Who is Moondog kidding?
Moondog says his number one–number one!—overrated artist is Bruce Springsteen. Moondog has a pretty cool website called The Rock ‘n’ Roll Vault, with lots of neat information and lists. But anyone can see that, with a couple of exceptions, one can switch his “favorite artists” list for the “overrated” one and have a much more accurate picture. I suppose it’s all about taste, very subjective and personal, but how you say Jackson Browne and Manfred Mann are among your favorites and not love Springsteen? I was surfing through his site, expecting to see Springsteen at any moment and when I didn’t, used the site search to look him up. I found only two interesting mentions: the overrated list and a review of a book called Flowers in the Dustbin. The latter mention of Springsteen? “The remaining pages of Flowers in the Dustbin discuss Bruce Springsteen, punk rock and of course the loss of Elvis, none of which would have been missed.”
Tonight’s movie: Othello
As a longtime Oz fan, I noticed that PBS was showing a modern take on Shakespeare’s Othello starring Eamonn Walker and thought I might watch it. Very interesting, Walker plays John Othello, a police commissioner in present day London who has the misfortune to be jumped up over his friend and mentor Ben Jago (Iago). Jago, played here by Christopher Eccleston, goes a little mad and plots his revenge. The dialogue–script is by Andrew Davies (Bridget Jones’ Diary, Emma, personal fave House of Cards)–is modern but echoes the original nicely. Walker and Eccleston, along with Keeley Hawes playing Othello’s wife, are all strong. Check out the PBS website linked to the title if you want some background and good reference material on this production and the original. Recommended.

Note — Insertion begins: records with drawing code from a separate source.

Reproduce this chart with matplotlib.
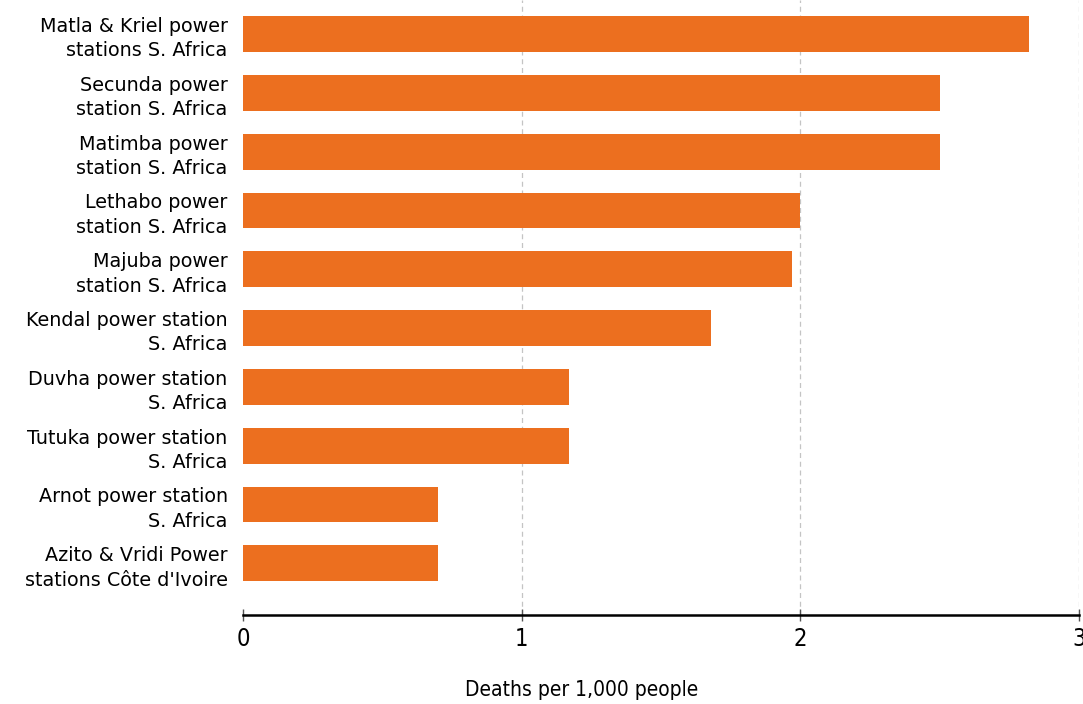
import matplotlib.pyplot as plt

# Plants and death rates (deaths per 1,000 people)
stations = [
    "Matla & Kriel power\nstations S. Africa",
    "Secunda power\nstation S. Africa",
    "Matimba power\nstation S. Africa",
    "Lethabo power\nstation S. Africa",
    "Majuba power\nstation S. Africa",
    "Kendal power station\nS. Africa",
    "Duvha power station\nS. Africa",
    "Tutuka power station\nS. Africa",
    "Arnot power station\nS. Africa",
    "Azito & Vridi Power\nstations Côte d'Ivoire",
]
deaths = [2.82, 2.5, 2.5, 2.0, 1.97, 1.68, 1.17, 1.17, 0.7, 0.7]
xticks = [0, 1, 2, 3]

cor_barra = "#EC6F1F"

fig = plt.figure(figsize=(10.83, 7.04), dpi=100)
ax = fig.add_axes([243 / 1083, 1 - 615 / 704, 836 / 1083, 615 / 704])

pos = list(range(len(stations)))
ax.barh(pos, deaths, height=0.61, color=cor_barra, zorder=3)

ax.set_xlim(0, 3)
ax.set_ylim(len(stations) - 1 + 0.88, -0.58)

ax.set_yticks(pos)
ax.set_yticklabels(stations, fontsize=13.8, ha="right", linespacing=1.35)
ax.tick_params(axis="y", length=0, pad=11)

ax.set_xticks(xticks)
ax.set_xticklabels([str(t) for t in xticks], fontsize=17, fontstretch="condensed")
ax.tick_params(axis="x", direction="inout", length=8, width=1, color="#555555", pad=5)

# grade tracejada vertical
for t in xticks[1:]:
    ax.axvline(t, color="#c4c4c4", lw=0.9, ls=(0, (4, 3)), zorder=1)

for lado in ["top", "right", "left"]:
    ax.spines[lado].set_visible(False)
ax.spines["bottom"].set_linewidth(1.8)
ax.spines["bottom"].set_color("black")

fig.text(582 / 1083, 1 - 690 / 704, "Deaths per 1,000 people", fontsize=15,
         fontstretch="condensed", ha="center", va="center")

fig.savefig("out.png", dpi=100, facecolor="white")
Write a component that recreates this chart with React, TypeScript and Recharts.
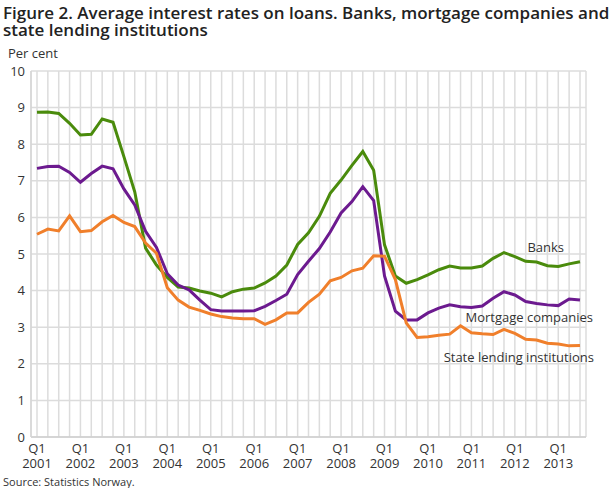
import { CartesianGrid, Line, LineChart, XAxis, YAxis } from "recharts";

const YEARS = [2001, 2002, 2003, 2004, 2005, 2006, 2007, 2008, 2009, 2010, 2011, 2012, 2013];
const QUARTERS = ["Q1", "Q2", "Q3", "Q4"];
const LAST_QUARTER_2013 = 3;

// Q1 2001 .. Q3 2013
const categories: string[] = [];
YEARS.forEach((yr) =>
  QUARTERS.forEach((q, qi) => {
    if (yr === 2013 && qi >= LAST_QUARTER_2013) return;
    categories.push(`${q} ${yr}`);
  })
);

const banks = [
  8.87, 8.88, 8.84, 8.57, 8.25, 8.27, 8.69, 8.6, 7.66, 6.7, 5.16, 4.7, 4.36, 4.1, 4.07, 3.99,
  3.93, 3.83, 3.97, 4.04, 4.07, 4.21, 4.4, 4.7, 5.26, 5.58, 6.03, 6.66, 7.02, 7.42, 7.8, 7.29,
  5.25, 4.4, 4.2, 4.3, 4.43, 4.57, 4.67, 4.62, 4.62, 4.67, 4.88, 5.04, 4.93, 4.8, 4.78, 4.68,
  4.66, 4.73, 4.79,
];

const mortgage = [
  7.34, 7.39, 7.4, 7.23, 6.96, 7.2, 7.4, 7.33, 6.78, 6.34, 5.62, 5.18, 4.46, 4.15, 4.02, 3.74,
  3.48, 3.44, 3.44, 3.44, 3.45, 3.57, 3.73, 3.9, 4.44, 4.8, 5.15, 5.6, 6.12, 6.43, 6.84, 6.46,
  4.4, 3.44, 3.2, 3.2, 3.39, 3.52, 3.61, 3.56, 3.54, 3.58, 3.79, 3.97, 3.88, 3.7, 3.65, 3.61,
  3.59, 3.77, 3.74,
];

const stateLending = [
  5.54, 5.68, 5.63, 6.04, 5.61, 5.64, 5.88, 6.05, 5.86, 5.75, 5.3, 5.02, 4.08, 3.74, 3.55, 3.46,
  3.36, 3.29, 3.25, 3.23, 3.23, 3.08, 3.2, 3.39, 3.39, 3.68, 3.9, 4.27, 4.36, 4.54, 4.61, 4.95,
  4.94, 4.3, 3.12, 2.72, 2.74, 2.78, 2.81, 3.04, 2.85, 2.82, 2.8, 2.94, 2.83, 2.67, 2.65, 2.56,
  2.54, 2.49, 2.5,
];

const yTicks = [0, 1, 2, 3, 4, 5, 6, 7, 8, 9, 10];

const data = categories.map((name, i) => ({
  name,
  banks: banks[i],
  mortgage: mortgage[i],
  state: stateLending[i],
}));

const FONT = "'Open Sans', sans-serif";
const TEXT = "#333";

function QuarterTick({ x, y, payload }: { x?: number; y?: number; payload?: { value: string } }) {
  const [q, yr] = (payload?.value ?? "").split(" ");
  if (q !== "Q1") return null;
  return (
    <g>
      <text x={x} y={(y ?? 0) + 16} textAnchor="middle" fontSize={13} fill={TEXT} fontFamily={FONT}>
        {q}
      </text>
      <text x={x} y={(y ?? 0) + 31} textAnchor="middle" fontSize={13} fill={TEXT} fontFamily={FONT}>
        {yr}
      </text>
    </g>
  );
}

const seriesLabel = (top: number, right: number, text: string) => (
  <div
    style={{
      position: "absolute",
      top,
      right,
      fontSize: 13,
      color: TEXT,
      fontFamily: FONT,
      whiteSpace: "nowrap",
      lineHeight: "18px",
    }}
  >
    {text}
  </div>
);

const titleLine = (top: number, text: string) => (
  <div
    style={{
      position: "absolute",
      left: 3,
      top,
      fontSize: 17,
      fontWeight: 600,
      lineHeight: "17px",
      color: "#222",
      whiteSpace: "nowrap",
    }}
  >
    {text}
  </div>
);

export default function App() {
  return (
    <div
      style={{
        position: "absolute",
        left: 0,
        top: 0,
        width: 610,
        height: 488,
        fontFamily: FONT,
        background: "#fff",
      }}
    >
      {titleLine(4, "Figure 2. Average interest rates on loans. Banks, mortgage companies and")}
      {titleLine(21, "state lending institutions")}
      <div style={{ position: "absolute", left: 8, top: 44, fontSize: 13, color: TEXT }}>Per cent</div>

      <div style={{ position: "absolute", left: 0, top: 0 }}>
        <LineChart width={610} height={488} data={data} margin={{ top: 71, right: 24, bottom: 0, left: 0 }}>
          <CartesianGrid stroke="#dcdcdc" strokeWidth={1.5} />
          <XAxis
            dataKey="name"
            interval={0}
            height={51}
            tick={<QuarterTick />}
            tickLine={false}
            tickSize={0}
            tickMargin={0}
            padding={{ left: 6, right: 6 }}
            axisLine={{ stroke: "#cfcfcf", strokeWidth: 1.5 }}
          />
          <YAxis
            width={31}
            domain={[0, 10]}
            ticks={yTicks}
            interval={0}
            tickLine={false}
            tickSize={0}
            tickMargin={6}
            axisLine={{ stroke: "#d6d6d6", strokeWidth: 1.5 }}
            tick={{ fontSize: 13, fill: TEXT, fontFamily: FONT }}
          />
          <Line dataKey="banks" stroke="#4a8b0c" strokeWidth={3} dot={false} isAnimationActive={false} />
          <Line dataKey="mortgage" stroke="#6c1a8f" strokeWidth={3} dot={false} isAnimationActive={false} />
          <Line dataKey="state" stroke="#f07f2b" strokeWidth={3} dot={false} isAnimationActive={false} />
        </LineChart>
      </div>

      {seriesLabel(238, 46, "Banks")}
      {seriesLabel(308, 17, "Mortgage companies")}
      {seriesLabel(348, 16, "State lending institutions")}

      <div style={{ position: "absolute", left: 3, top: 474, fontSize: 11, color: TEXT }}>
        Source: Statistics Norway.
      </div>
    </div>
  );
}
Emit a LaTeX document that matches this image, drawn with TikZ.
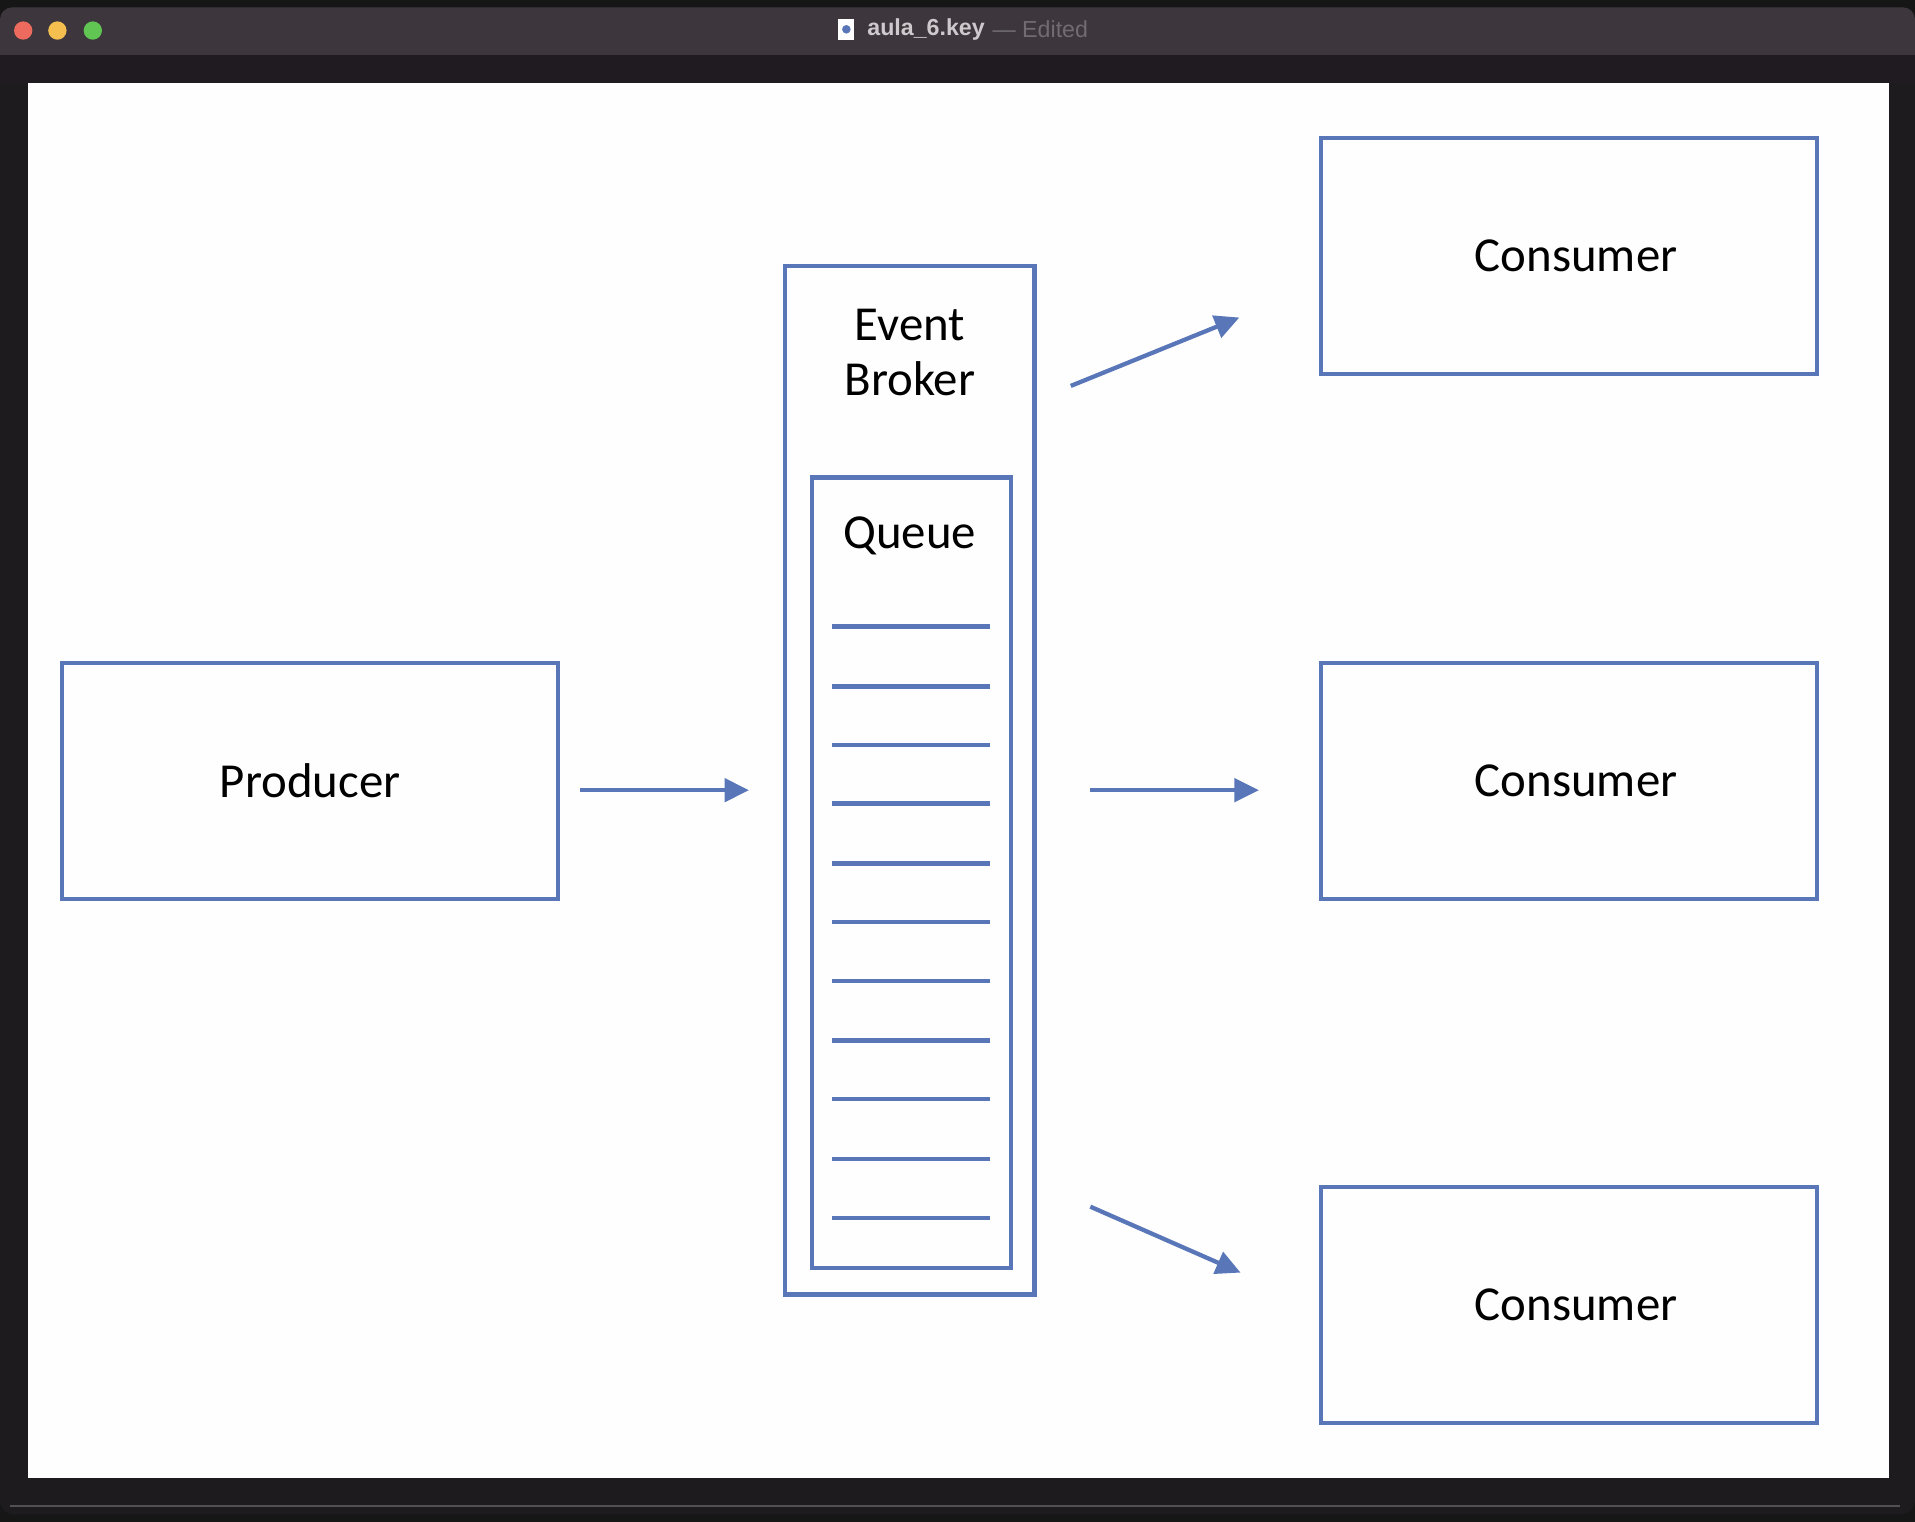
\documentclass[tikz,border=0pt]{standalone}
\usepackage{fontspec}
\setmainfont{Carlito}
\newfontfamily\titlefont{Liberation Sans}
\usetikzlibrary{arrows.meta}

\definecolor{kblue}{RGB}{88,118,184}
\definecolor{winbg}{RGB}{30,27,30}
\definecolor{topbg}{RGB}{22,22,23}
\definecolor{titlebar}{RGB}{61,55,61}
\definecolor{bandbg}{RGB}{31,27,32}
\definecolor{titletext}{RGB}{205,201,205}
\definecolor{edittext}{RGB}{112,108,112}
\definecolor{slidebg}{RGB}{254,254,254}
\definecolor{edgeline}{RGB}{82,80,83}
\definecolor{lightred}{RGB}{236,106,94}
\definecolor{lightyellow}{RGB}{244,191,79}
\definecolor{lightgreen}{RGB}{97,197,84}

\tikzset{
  box/.style={draw=kblue, line width=3.5pt, inner sep=0pt,
    minimum width=406pt, minimum height=193pt,
    font=\fontsize{40}{45}\selectfont},
  label40/.style={inner sep=0pt, align=center, font=\fontsize{40}{45}\selectfont},
  flow/.style={draw=kblue, line width=3.5pt, -{Triangle[length=20pt,width=19pt]}},
  slot/.style={draw=kblue, line width=3.5pt},
  lamp/.style={circle, inner sep=0pt, minimum size=15pt},
}

\begin{document}
\begin{tikzpicture}[x=1pt,y=-1pt]
\fill[topbg] (0,0) rectangle (1568,1246);
\useasboundingbox (0,0) rectangle (1568,1246);

% window frame
\fill[winbg, rounded corners=12pt] (0,6) rectangle (1568,1240);
\fill[titlebar, rounded corners=10pt] (0,6) rectangle (1568,60);
\fill[bandbg] (0,45) rectangle (1568,68);
\fill[slidebg] (23,68) rectangle (1547,1210);
\draw[edgeline, line width=2pt] (8,1233) -- (1556,1233);

\node[lamp, fill=lightred]    (close) at (19,25) {};
\node[lamp, fill=lightyellow] (mini)  at (47,25) {};
\node[lamp, fill=lightgreen]  (zoom)  at (76,25) {};

\node[fill=white, minimum width=13pt, minimum height=17pt, inner sep=0pt] (icon) at (693,24) {};
\node[fill=kblue, circle, minimum size=7pt, inner sep=0pt] (icondot) at (icon.center) {};
\node[anchor=west, inner sep=0pt, text=titletext,
  font=\titlefont\bfseries\fontsize{19}{22}\selectfont] (title) at (710,24) {aula\_6.key};
\node[anchor=west, inner sep=0pt, text=edittext,
  font=\titlefont\fontsize{19}{22}\selectfont] (edited) at ([xshift=6pt]title.east) {— Edited};

% diagram
\node[box] (producer)  at (254,639.5)   {Producer};
\node[box] (consumerA) at (1284.5,209.5) {\hspace*{12pt}Consumer};
\node[box] (consumerB) at (1284.5,639.5) {\hspace*{12pt}Consumer};
\node[box] (consumerC) at (1284.5,1068.5) {\hspace*{12pt}Consumer};

\node[box, minimum width=204pt, minimum height=842pt] (broker) at (745,639) {};
\node[box, minimum width=163pt, minimum height=647pt] (queue) at (746.5,714.5) {};
\node[label40] (brokerlabel) at (745,289) {Event\\Broker};
\node[label40] (queuelabel) at (745,439) {Queue};

\foreach \y in {513,562,610,658,707,755,803,852,900,949,997}
  \draw[slot] (681,\y) -- (811,\y);

\draw[flow] ([xshift=16pt,yshift=-7.5pt]producer.east) -- ([xshift=-28pt,yshift=-8pt]broker.west);
\draw[flow] ([xshift=28pt,yshift=323pt]broker.east) -- ([xshift=-65pt,yshift=-50.5pt]consumerA.west);
\draw[flow] ([xshift=44pt,yshift=-8pt]broker.east) -- ([xshift=-49pt,yshift=-7.5pt]consumerB.west);
\draw[flow] ([xshift=44pt,yshift=-349pt]broker.east) -- ([xshift=-64pt,yshift=26.5pt]consumerC.west);

\end{tikzpicture}
\end{document}
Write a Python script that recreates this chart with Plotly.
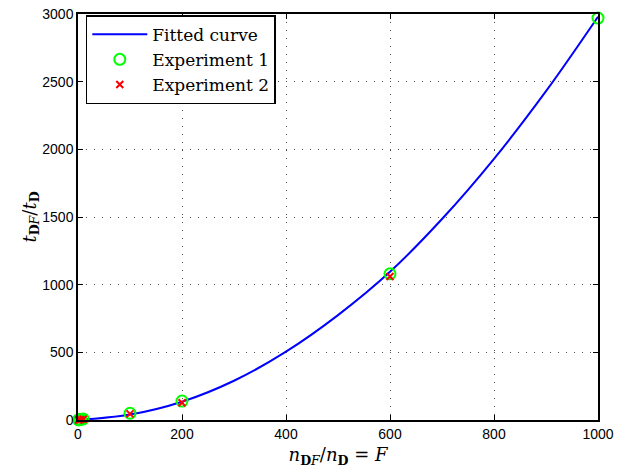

Congratulations, Roxanne and Thomas
One of my good friends, Roxanne Rosales, married her fiance Thomas Sutter recently and they forwarded this picture from the party:

Just want to send them my love and best wishes for a long and happy marriage with lots of little ones. My only advice: never go to sleep angry with each other. Congratulations, Mr. and Mrs. Sutter!!
Rights of illegal immigrants
[Via garret] Perhaps this is going to be a recurring topic for me, though I can tell you it sure gets my goat. Recently, the New Mexico State Police conducted a DWI sobriety checkpoint in Santa Fe. While in operation the police stopped six drunk driving suspects and 17 “undocumented immigrants.” As the
Santa Fe New Mexican reports, the local immigrants rights groups are up in arms. Ooh, that’s not fair, they said. Cops can’t stop people at sobriety checkpoints AND see if they are in the ountry legally! One Undersheriff quoted in the article declared, “A sobriety checkpoint is for sobriety. We wouldn’t ask that. We shouldn’t ask it. We have enough to do with criminals without bothering people who are here just to try to make a better life.”
I say: Are these people in the country legally? Did the police violate some international treaty or convention by checking their documentation? Did the people of this country tell the federal government to repeal the laws regarding legal immigration? The answer to all is no. We don’t owe people in other countries the right to come here and break our laws, not even simply the ones regarding immigration. If people who are here legally want to change the laws, go for it. Otherwise, don’t complain when illegal immigrants have to leave.
Waging a battle against PC bugs
In this article, writer Elaine Ackerman writes up the age old plaint that complex software gets shipped with bugs still remaining. Well gee. Slow news day? Writing more politely, I sent the following letter:
Ms. Ackerman,
Your article is correct in saying that the immensely complex software programs like Windows XP are nearly impossible to test completely with current methods. However, software could be significantly better tomorrow, though still imperfect, if the executives of the publishing companies implemented and enforced good coding practices. The example of buffer overflows is a good example; if the programmers had checked the return
values prior to using them there would be no error. Since the pressure is on programmers to deliver too quickly and on managers to keep costs down, simple things like code reviews and mentoring don’t happen, much less more complex improvements such as the SEI processes implemented are just not going to happen. I was amused after finishing your article to note that while a corporate shill like the Gartner vice president was quoted, there was no working programmer interviewed.
Regards…
What Dubya’s done
All kudos for the War on Terror aside, Dr. David A. Sprintzen of Long Island University has compiled a sad, sorry
list of accomplishments for the Bush Occupation. These type of decisions plus the likelihood that he’ll get a chance to nominate two or more justices to the Supreme Court are exactly why I opposed his election. With any luck, this year’s midterm elections will hold to form and the Democrats will pick up enough seats in the House to block too much damage.
What is MLife?
Have you seen the commercials on TV or heard them on radio? Are you annoyed too? Well, I did a little Googling and here are some of the English language results. One version is a statistical computer program “for survival analysis with emphasis on Cox regression with various extensions, such as allowing easy introduction of communal (external) covariates, etc, etc.” Another is a set of paintings by Charles Burchfield. A third is from eServ Global, a solution family for the mobile telecommunications provider and Internet markets. Not to be left out is the Meaning of Life, which seems to be about believing in God and perfecting man through that belief. Or is this the meaning of life? Anyway, none of these seem to be the one behind the annoying commercials.